[1] [p. 66]
W.E. GLADSTONE TO A. R. WALLACE
Hawarden Castle, Chester
October 18, 1895.
Dear Sir, —
Your kindness in sending me your most interesting article draws on you the inconvenience of an acknowledgement.
My pursuits in connection with Homer, especially, have made me a confident advocate of the doctrine that there is, within limits, a connection in language between sound and sense.
I would consent to take the issue simply on English words beginning with st. You go upon a kindred class in sn. I do not remember a perfectly innocent word, a word habitually used in bonam partem, and beginning with sn, except the word "snow," and "snow" as I gather from Schnee, is one of the worn-down words.
May I beg to illustrate you once more on the ending in p. I take our old schoolboy combination: hop, skip and jump. Each motion an ending motion; and to each word closed with p compare the words run, rennen, courir, currere. [2] [p. 67]

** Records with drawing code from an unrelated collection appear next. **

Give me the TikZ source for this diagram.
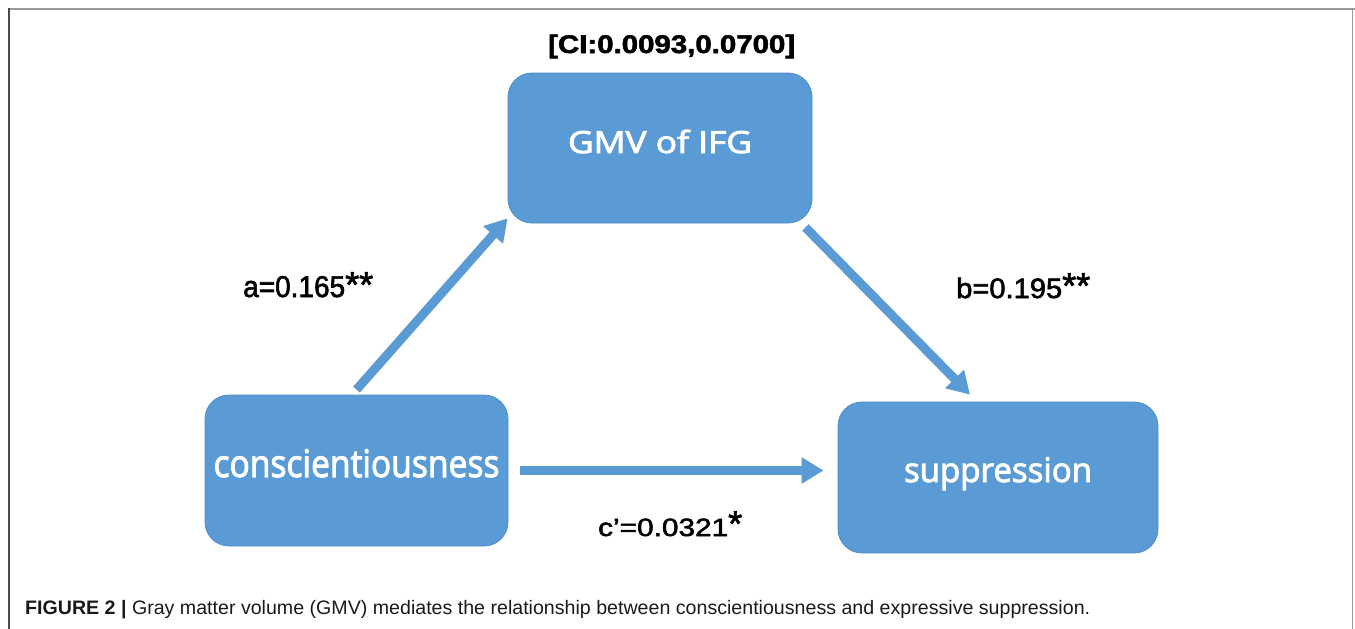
\documentclass[tikz,border=0pt]{standalone}
\usepackage{fontspec}
\usepackage{graphicx}
\setmainfont{Liberation Sans}
\newfontfamily\boxfont[FakeBold=2.6]{Open Sans}
\newfontfamily\lblfont[FakeBold=2]{Liberation Sans}
\usetikzlibrary{arrows.meta}
\definecolor{boxblue}{HTML}{5B9BD5}
\definecolor{boxedge}{HTML}{4F8CC9}
\definecolor{arrowblue}{HTML}{5B9BD5}
\definecolor{framegray}{HTML}{9A9A9A}
\definecolor{framedark}{HTML}{4A4A4A}
\newcommand\wfit[2]{\resizebox{#1}{\height}{#2}}
\begin{document}
\begin{tikzpicture}[x=1pt,y=-1pt,
  box/.style={draw=boxedge, line width=0.8pt, fill=boxblue, rounded corners=24pt,
    inner sep=0pt, text=white},
  conn/.style={draw=arrowblue, line width=9pt, -{Triangle[length=22pt,width=25pt]}},
  lbl/.style={inner sep=0pt, anchor=base west, text=black}]
\useasboundingbox (0,0) rectangle (1355,629);
% frame
\draw[framegray, line width=2pt] (9,9) -- (1355,9);
\draw[framegray, line width=1.5pt] (1352.5,9) -- (1352.5,629);
\draw[framedark, line width=2pt] (9,8) -- (9,629);
% boxes
\node[box, minimum width=304pt, minimum height=150pt, text height=10pt, text depth=0pt] (gmv) at (660,148)
  {\boxfont\fontsize{30.5}{36}\selectfont\wfit{184pt}{GMV of IFG}};
\node[box, minimum width=303pt, minimum height=151pt, text height=13pt, text depth=0pt] (cons) at (356.5,470.5)
  {\boxfont\fontsize{38}{46}\selectfont\wfit{286pt}{conscientiousness}};
\node[box, minimum width=320pt, minimum height=151pt, text height=9pt, text depth=0pt] (sup) at (998,477.5)
  {\boxfont\fontsize{34}{40}\selectfont\wfit{188pt}{suppression}};
% labels
\node[lbl] (ci) at (548,53) {\lblfont\bfseries\fontsize{25.5}{30}\selectfont\wfit{247pt}{[CI:0.0093,0.0700]}};
\node[lbl] (la) at (243,297) {\lblfont\fontsize{30}{36}\selectfont\wfit{102pt}{a=0.165}\fontsize{36}{40}\selectfont**};
\node[lbl] (lb) at (956,298) {\lblfont\fontsize{28}{34}\selectfont\wfit{106pt}{b=0.195}\fontsize{36}{40}\selectfont**};
\node[lbl] (lc) at (598,536) {\lblfont\fontsize{25}{30}\selectfont\wfit{130pt}{c’=0.0321}\fontsize{36}{40}\selectfont*};
% connectors
\draw[conn] ([yshift=5pt]cons.north) -- ([yshift=5pt]gmv.south west);
\draw[conn] ([xshift=-7pt,yshift=-4pt]gmv.south east) -- ([xshift=-28pt,yshift=7pt]sup.north);
\draw[conn] ([xshift=12pt]cons.east) -- ([xshift=-14pt,yshift=7pt]sup.west);
% caption
\node[lbl, text=black!90] (caption) at (25,614) {\fontsize{19.5}{22}\selectfont\wfit{1065pt}{\textbf{FIGURE 2 |} Gray matter volume (GMV) mediates the relationship between conscientiousness and expressive suppression.}};
\end{tikzpicture}
\end{document}
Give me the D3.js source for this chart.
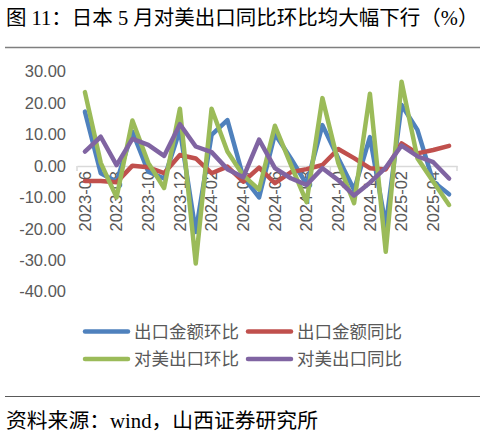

But I have now a new title to speak. It is deafness; and I know from deafness that I run a worse chance with a man whose mouth is covered with beard and moustache.
A young relation of mine, slightly deaf, was sorely put to it in a University examination because one of his examiners was secretal in this way.
I will not trouble you further except to express, with misgiving, a doubt on a single point, the final f.
In driving with Lord Granville, who was deaf but not very deaf, I had occasion to mention to hime the Duke of Fife. I used every effort, but in no way could I contrive to make him hear the word.
I break my word to add one other particular. Out of 27,000 odd lines in Homer, every one of them expressed, in a sense, heavy weight or roce; the blows of heavy-armed men on the breastplates of foes... [illegible] and the like.
— With many thanks, I remain yours very faithfully,
W. E. GLADSTONE
P.S.— I should say that the efficacy of lip-expression, undeniably, is most subtle, and defies definite description.
Status: Draft transcription [Published letter (WCP5630.6432)]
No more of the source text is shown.